MATERIAL |
___
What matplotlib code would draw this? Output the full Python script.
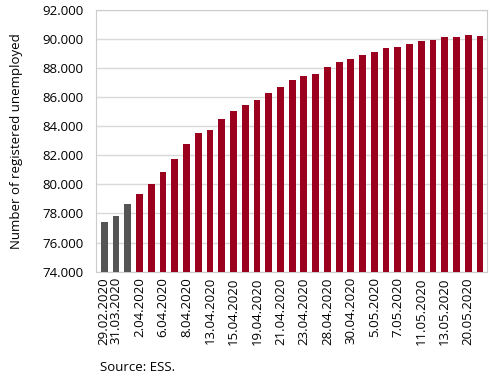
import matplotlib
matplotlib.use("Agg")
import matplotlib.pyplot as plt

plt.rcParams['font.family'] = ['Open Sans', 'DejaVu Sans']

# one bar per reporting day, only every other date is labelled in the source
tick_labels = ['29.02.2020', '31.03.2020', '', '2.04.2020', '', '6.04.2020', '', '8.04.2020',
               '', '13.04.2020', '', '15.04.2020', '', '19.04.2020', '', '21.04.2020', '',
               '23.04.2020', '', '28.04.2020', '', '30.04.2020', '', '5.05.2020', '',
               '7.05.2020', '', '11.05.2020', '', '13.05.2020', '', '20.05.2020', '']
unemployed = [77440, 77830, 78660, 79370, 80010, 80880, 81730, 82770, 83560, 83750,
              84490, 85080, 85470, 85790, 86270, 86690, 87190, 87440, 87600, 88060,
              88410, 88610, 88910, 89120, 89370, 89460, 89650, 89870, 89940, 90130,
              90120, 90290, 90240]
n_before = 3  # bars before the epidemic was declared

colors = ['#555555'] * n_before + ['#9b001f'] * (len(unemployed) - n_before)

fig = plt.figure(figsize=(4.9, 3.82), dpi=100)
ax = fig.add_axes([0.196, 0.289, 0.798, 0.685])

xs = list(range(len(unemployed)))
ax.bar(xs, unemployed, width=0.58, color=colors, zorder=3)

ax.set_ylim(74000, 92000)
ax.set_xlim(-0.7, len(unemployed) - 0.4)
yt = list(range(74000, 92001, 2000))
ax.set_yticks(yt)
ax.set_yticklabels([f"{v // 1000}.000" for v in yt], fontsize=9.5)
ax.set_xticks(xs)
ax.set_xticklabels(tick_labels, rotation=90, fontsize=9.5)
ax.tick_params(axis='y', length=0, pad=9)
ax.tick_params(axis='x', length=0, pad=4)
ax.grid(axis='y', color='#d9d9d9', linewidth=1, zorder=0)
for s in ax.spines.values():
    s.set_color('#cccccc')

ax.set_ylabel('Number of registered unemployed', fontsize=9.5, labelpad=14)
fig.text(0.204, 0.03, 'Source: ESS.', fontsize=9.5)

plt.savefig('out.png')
___
WRITTEN TASK | Make an exact copy of the data, leaving its pictures out.

EXPECTED OUTPUT |
What matplotlib code would draw this? Output the full Python script.
import matplotlib
matplotlib.use("Agg")
import matplotlib.pyplot as plt

plt.rcParams['font.family'] = ['Open Sans', 'DejaVu Sans']

# one bar per reporting day, only every other date is labelled in the source
tick_labels = ['29.02.2020', '31.03.2020', '', '2.04.2020', '', '6.04.2020', '', '8.04.2020',
               '', '13.04.2020', '', '15.04.2020', '', '19.04.2020', '', '21.04.2020', '',
               '23.04.2020', '', '28.04.2020', '', '30.04.2020', '', '5.05.2020', '',
               '7.05.2020', '', '11.05.2020', '', '13.05.2020', '', '20.05.2020', '']
unemployed = [77440, 77830, 78660, 79370, 80010, 80880, 81730, 82770, 83560, 83750,
              84490, 85080, 85470, 85790, 86270, 86690, 87190, 87440, 87600, 88060,
              88410, 88610, 88910, 89120, 89370, 89460, 89650, 89870, 89940, 90130,
              90120, 90290, 90240]
n_before = 3  # bars before the epidemic was declared

colors = ['#555555'] * n_before + ['#9b001f'] * (len(unemployed) - n_before)

fig = plt.figure(figsize=(4.9, 3.82), dpi=100)
ax = fig.add_axes([0.196, 0.289, 0.798, 0.685])

xs = list(range(len(unemployed)))
ax.bar(xs, unemployed, width=0.58, color=colors, zorder=3)

ax.set_ylim(74000, 92000)
ax.set_xlim(-0.7, len(unemployed) - 0.4)
yt = list(range(74000, 92001, 2000))
ax.set_yticks(yt)
ax.set_yticklabels([f"{v // 1000}.000" for v in yt], fontsize=9.5)
ax.set_xticks(xs)
ax.set_xticklabels(tick_labels, rotation=90, fontsize=9.5)
ax.tick_params(axis='y', length=0, pad=9)
ax.tick_params(axis='x', length=0, pad=4)
ax.grid(axis='y', color='#d9d9d9', linewidth=1, zorder=0)
for s in ax.spines.values():
    s.set_color('#cccccc')

ax.set_ylabel('Number of registered unemployed', fontsize=9.5, labelpad=14)
fig.text(0.204, 0.03, 'Source: ESS.', fontsize=9.5)

plt.savefig('out.png')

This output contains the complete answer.